# 2.6.34 and CONFIG_AGP [Solved]

## aCOSwt

Hello,

Since 2.6.34, I understand that SWIOTLB no longer needs CONFIG_GART_IOMMU to be set

As, irrespective of any hardware configuration, CONFIG_AGP was forced by CONFIG_GART_IOMMU under kernels <=2.6.33

Do I understand correctly if I deduce that I no longer need CONFIG_AGP if I do not get any AGP bus ?Last edited by aCOSwt on Sun Aug 01, 2010 5:12 pm; edited 2 times in total

----------

## BradN

Well, there's one certain way to find out  :Smile:    I'm pretty sure agp support isn't needed for pci express, but just give it a try and see if it breaks things.

----------

## aCOSwt

 *BradN wrote:*   

> I'm pretty sure agp support isn't needed for pci express

 

that's true BradN! however, there has been a time when nvidia proprietary drivers needed struct agp_bridges, 

which is exported from drivers/char/agp/backend.c

=> Even if the graphic card was actually a PCIe, the nvidia drivers needed CONFIG_AGP in order to load properly.

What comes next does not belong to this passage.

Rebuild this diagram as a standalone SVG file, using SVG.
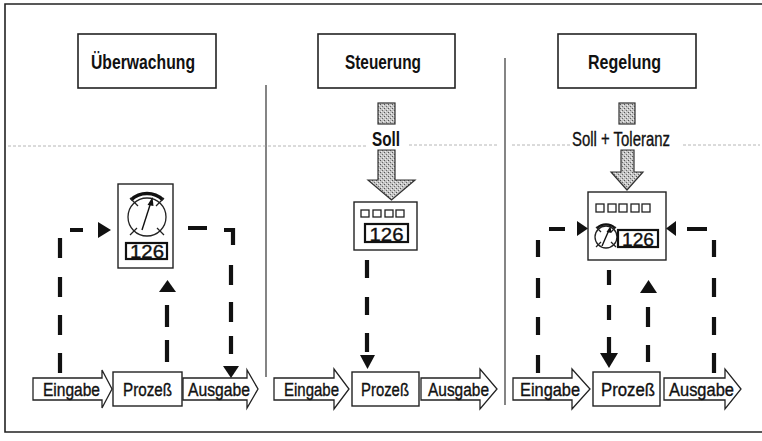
<svg xmlns="http://www.w3.org/2000/svg" width="762" height="441" viewBox="0 0 762 441">
  <defs>
    <pattern id="stipple" width="4" height="4" patternUnits="userSpaceOnUse">
      <rect width="4" height="4" fill="#c4c4c4"/>
      <rect x="0" y="0" width="1" height="1" fill="#555"/>
      <rect x="2" y="2" width="1" height="1" fill="#6a6a6a"/>
      <rect x="3" y="1" width="1" height="1" fill="#f0f0f0"/>
      <rect x="1" y="3" width="1" height="1" fill="#eeeeee"/>
    </pattern>
  </defs>
  <style>
    .frame { fill: none; stroke: #222; stroke-width: 1.6; }
    .divider { fill: none; stroke: #333; stroke-width: 1.2; }
    .fold { fill: none; stroke: #999; stroke-width: 1; stroke-dasharray: 3 2; opacity: 0.7; }
    .title-box { fill: #fff; stroke: #222; stroke-width: 1.6; }
    .title { font-family: "Liberation Sans Narrow", "Liberation Sans", Arial, sans-serif; font-weight: bold; font-size: 20px; fill: #111; }
    .label { font-family: "Liberation Sans Narrow", "Liberation Sans", Arial, sans-serif; font-size: 18px; fill: #111; stroke: #111; stroke-width: 0.35; }
    .setlabel { font-family: "Liberation Sans Narrow", "Liberation Sans", Arial, sans-serif; font-size: 20px; fill: #111; stroke: #111; stroke-width: 0.35; }
    .num { font-family: "Liberation Sans Narrow", "Liberation Sans", Arial, sans-serif; font-size: 19px; fill: #111; stroke: #111; stroke-width: 0.35; }
    .block { fill: #fff; stroke: #222; stroke-width: 1.3; stroke-linejoin: miter; }
    .box { fill: #fff; stroke: #222; stroke-width: 1.4; }
    .numbox { fill: #fff; stroke: #111; stroke-width: 2.2; }
    .key { fill: #fff; stroke: #222; stroke-width: 1.3; }
    .setpoint { fill: url(#stipple); stroke: #333; stroke-width: 1.2; }
    .dash { fill: none; stroke: #111; stroke-width: 4.2; stroke-linecap: butt; }
    .head { fill: #111; stroke: none; }
    .dial { fill: #fff; stroke: #222; stroke-width: 1.3; }
    .dial-arc { fill: none; stroke: #111; stroke-width: 3.4; }
    .tick { fill: none; stroke: #222; stroke-width: 1.3; }
    .needle { fill: none; stroke: #111; stroke-width: 1.4; }
  </style>

  <rect width="762" height="441" fill="#fff"/>

  <!-- outer frame, open to the right -->
  <path class="frame" d="M762,4 H5 V432 H762"/>

  <!-- column dividers -->
  <line class="divider" x1="266" y1="85" x2="266" y2="377"/>
  <line class="divider" x1="505" y1="58" x2="505" y2="405"/>

  <!-- faint crease line -->
  <path class="fold" d="M8,146 H366 M409,145 H497 M512,145 H570 M683,145 H760"/>

  <!-- ===== Überwachung ===== -->
  <g id="title-ueberwachung">
    <rect class="title-box" x="78" y="34" width="138" height="54"/>
    <text class="title" x="91" y="69" textLength="104" lengthAdjust="spacingAndGlyphs">Überwachung</text>
  </g>

  <g id="meter-ueberwachung">
    <rect class="box" x="118" y="184" width="55" height="84"/>
    <circle class="dial" cx="147" cy="217" r="19"/>
    <path class="dial-arc" d="M131,200 A23,23 0 0 1 163,200"/>
    <path class="tick" d="M130,198 L138,206 M164,198 L156,206 M130,235 L137,228 M164,235 L157,228"/>
    <path class="needle" d="M142,230 L151,202"/>
    <polygon class="head" points="152.5,197 147.5,205 153.5,206"/>
    <rect class="numbox" x="126" y="243" width="41" height="16"/>
    <text class="num" x="147" y="258" text-anchor="middle" textLength="34" lengthAdjust="spacingAndGlyphs">126</text>
  </g>

  <g id="eingabe-ueberwachung">
    <path class="block" d="M33,378 H102 V370 L112,389 L102,408 V400 H33 Z"/>
    <text class="label" x="43" y="396" textLength="57" lengthAdjust="spacingAndGlyphs">Eingabe</text>
  </g>
  <g id="prozess-ueberwachung">
    <rect class="box" x="113" y="372" width="69" height="34"/>
    <text class="label" x="123" y="396" textLength="49" lengthAdjust="spacingAndGlyphs">Prozeß</text>
  </g>
  <g id="ausgabe-ueberwachung">
    <path class="block" d="M183,378 H247 V370 L258,389 L247,408 V400 H183 Z"/>
    <text class="label" x="188" y="396" textLength="62" lengthAdjust="spacingAndGlyphs">Ausgabe</text>
  </g>

  <!-- ===== Steuerung ===== -->
  <g id="title-steuerung">
    <rect class="title-box" x="318" y="34" width="137" height="54"/>
    <text class="title" x="345" y="69" textLength="76" lengthAdjust="spacingAndGlyphs">Steuerung</text>
  </g>

  <g id="soll-steuerung">
    <rect class="setpoint" x="378" y="103" width="17" height="21"/>
    <polygon class="setpoint" points="378,150 395,150 395,180 415,180 391.5,200 368,180 378,180"/>
    <text class="title" x="372" y="146" textLength="28" lengthAdjust="spacingAndGlyphs">Soll</text>
  </g>

  <g id="controller-steuerung">
    <rect class="box" x="354" y="202" width="63" height="48"/>
    <rect class="key" x="361" y="210" width="8" height="7"/>
    <rect class="key" x="373" y="210" width="8" height="7"/>
    <rect class="key" x="385" y="210" width="8" height="7"/>
    <rect class="key" x="396" y="210" width="8" height="7"/>
    <rect class="numbox" x="365" y="224" width="43" height="18"/>
    <text class="num" x="386.5" y="240.5" text-anchor="middle" textLength="34" lengthAdjust="spacingAndGlyphs">126</text>
  </g>

  <g id="eingabe-steuerung">
    <path class="block" d="M274,378 H334 V369 L349,389 L334,409 V400 H274 Z"/>
    <text class="label" x="284" y="396" textLength="55" lengthAdjust="spacingAndGlyphs">Eingabe</text>
  </g>
  <g id="prozess-steuerung">
    <rect class="box" x="352" y="372" width="67" height="34"/>
    <text class="label" x="361" y="396" textLength="48" lengthAdjust="spacingAndGlyphs">Prozeß</text>
  </g>
  <g id="ausgabe-steuerung">
    <path class="block" d="M421,378 H480 V369 L497,389 L480,409 V400 H421 Z"/>
    <text class="label" x="428" y="396" textLength="61" lengthAdjust="spacingAndGlyphs">Ausgabe</text>
  </g>

  <!-- ===== Regelung ===== -->
  <g id="title-regelung">
    <rect class="title-box" x="558" y="34" width="138" height="54"/>
    <text class="title" x="588" y="69" textLength="73" lengthAdjust="spacingAndGlyphs">Regelung</text>
  </g>

  <g id="soll-regelung">
    <rect class="setpoint" x="619" y="103" width="16" height="21"/>
    <polygon class="setpoint" points="621,150 634,150 634,172 643,172 627,190 611,172 621,172"/>
    <text class="setlabel" x="572" y="146" textLength="98" lengthAdjust="spacingAndGlyphs">Soll + Toleranz</text>
  </g>

  <g id="controller-regelung">
    <rect class="box" x="588" y="192" width="78" height="68"/>
    <rect class="key" x="596" y="204" width="8" height="8"/>
    <rect class="key" x="608" y="204" width="8" height="8"/>
    <rect class="key" x="619" y="204" width="8" height="8"/>
    <rect class="key" x="631" y="204" width="8" height="8"/>
    <rect class="key" x="642" y="204" width="8" height="8"/>
    <circle class="dial" cx="606" cy="237" r="11"/>
    <path class="dial-arc" d="M597,228 A13,13 0 0 1 615,228" style="stroke-width:2.4"/>
    <path class="tick" d="M596,227 L601,232 M616,227 L611,232 M596,247 L601,242 M616,247 L611,242"/>
    <path class="needle" d="M602,246 L609,230"/>
    <polygon class="head" points="610.5,226 606.5,232 611.5,233"/>
    <rect class="numbox" x="618" y="230" width="40" height="17"/>
    <text class="num" x="638" y="246" text-anchor="middle" textLength="32" lengthAdjust="spacingAndGlyphs">126</text>
  </g>

  <g id="eingabe-regelung">
    <path class="block" d="M513,378 H572 V369 L590,389 L572,409 V400 H513 Z"/>
    <text class="label" x="520" y="396" textLength="60" lengthAdjust="spacingAndGlyphs">Eingabe</text>
  </g>
  <g id="prozess-regelung">
    <rect class="box" x="593" y="372" width="67" height="34"/>
    <text class="label" x="601" y="396" textLength="54" lengthAdjust="spacingAndGlyphs">Prozeß</text>
  </g>
  <g id="ausgabe-regelung">
    <path class="block" d="M664,378 H725 V369 L741,389 L725,409 V400 H664 Z"/>
    <text class="label" x="669" y="396" textLength="65" lengthAdjust="spacingAndGlyphs">Ausgabe</text>
  </g>

  <!-- ===== dashed signal connectors ===== -->
  <g id="connectors">
    <!-- Überwachung: input to meter -->
    <path class="dash" d="M60,373 V353 M60,335 V315 M60,297 V277 M60,258 V238 M70,230 H83"/>
    <polygon class="head" points="98,222 98,238 111,230"/>
    <!-- Überwachung: process to meter -->
    <path class="dash" d="M167,362 V340 M167,327 V305"/>
    <polygon class="head" points="159,292 176,292 167.5,280"/>
    <!-- Überwachung: meter to output -->
    <path class="dash" d="M188,228 H207 M224,230 H233 V245 M231,265 V285 M231,302 V322 M231,336 V354"/>
    <polygon class="head" points="223,366 239,366 231,378"/>

    <!-- Steuerung: controller to process -->
    <path class="dash" d="M367,260 V278 M367,297 V315 M367,333 V352"/>
    <polygon class="head" points="360,355 375,355 367.5,369"/>

    <!-- Regelung: input to controller -->
    <path class="dash" d="M538,373 V355 M538,335 V317 M538,298 V278 M538,257 V240 M549,229 H565"/>
    <polygon class="head" points="577,221 577,236 588,228.5"/>
    <!-- Regelung: output to controller -->
    <path class="dash" d="M714,373 V353 M714,335 V317 M714,297 V278 M714,257 V240 M687,229 H707"/>
    <polygon class="head" points="676,221 676,236 666,228.5"/>
    <!-- Regelung: controller to process -->
    <path class="dash" d="M609,270 V285 M609,305 V320 M609,337 V355"/>
    <polygon class="head" points="600,353 618,353 609,368"/>
    <!-- Regelung: process to controller -->
    <path class="dash" d="M648,362 V345 M648,327 V307"/>
    <polygon class="head" points="640,293 657,293 648.5,280"/>
  </g>
</svg>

I was wondering if this was still true.

But, your are right. If nobody can tell... the system will !  :Evil or Very Mad: 

----------

## dmpogo

In case of nvidia proprietary drivers you do not need AGP in the kernel, since you do not need kernel DRI either. This is a setup I have, so I am certain here.

However, for some other chipsets/drivers combinations, like Intel, it looks agp needed for DRI to work. In particular intel i915 module is under agp menu.

----------

## aCOSwt

Thanks dmpogo & BradN. My system confirms : it no longer needs CONFIG_AGP !   :Cool: 

----------